Senate Bill 32 (pdf), sponsored by Johnston, D-Denver, would allow business owners and homeowners to make energy efficiency upgrades to their properties and finance the upfront costs of the improvements through their local utility. Ratepayers would pay back the loan through a monthly fee on their bill equal to or less than the energy savings gained through the upgrades, according to a release.
“This is one of the few bills that actually reduces dollar amounts that people pay on their utility bills,” Johnston told colleagues during a hearing of the Senate Agriculture, Natural Resources and Energy Committee, which approved the bill 4-3. It now moves to the Senate Appropriations Committee.
Meanwhile, a bill aimed at making dramatic changes to the Governor's Energy Office cleared the House Committee on Agriculture, Livestock, & Natural Resources Committee after being amended, and was then sent to the House Appropriations Committee.
House Bill 1312 (pdf), sponsored by Rep. Jon Becker, R-Fort Morgan, calls for the reorganization of the Governor's Energy Office, the brainchild of former Gov. Bill Ritter and his “New Energy Economy.”

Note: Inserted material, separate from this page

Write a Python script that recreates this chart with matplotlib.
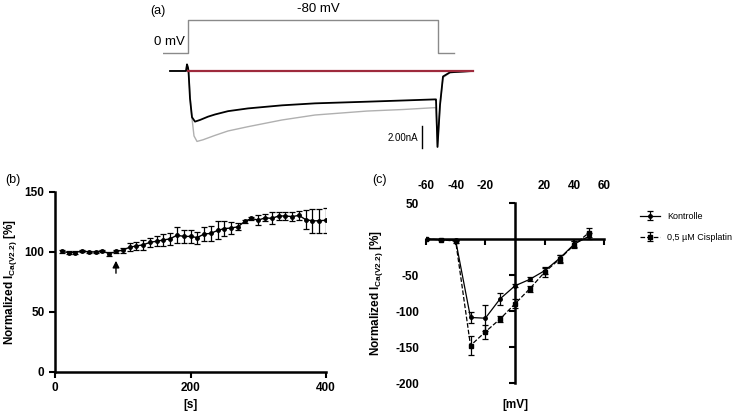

“It changes the name and cuts the staffing by 25 percent and takes out any reference to New Energy Economy,” said Max Tyler, D-Lakewood. “It takes out any reference to Governor's Energy Office and turns into the Colorado Energy Office, which isn't the end of the world.
“But it also strikes wherever it's ‘renewable energy' and it's now ‘innovative energy,' which is code for code for coal, oil and gas, so it's a drastic change in direction for the state. It turns us 180 degrees and has us marching straight backwards.”
Approximately 70 percent of the electricity generated in the U.S. is consumed in buildings, which could be made up to 50 percent more efficient with current upgrades, according to the U.S. Department of Energy.
“Convenient financing supported by Xcel Energy and other utilities will enable more consumers to implement home energy retrofit projects,” Howard Geller, executive director of the Southwest Energy Efficiency Project, said in a release. “This in turn will save consumers money, support jobs, and reduce the need for costly and polluting new power plants.”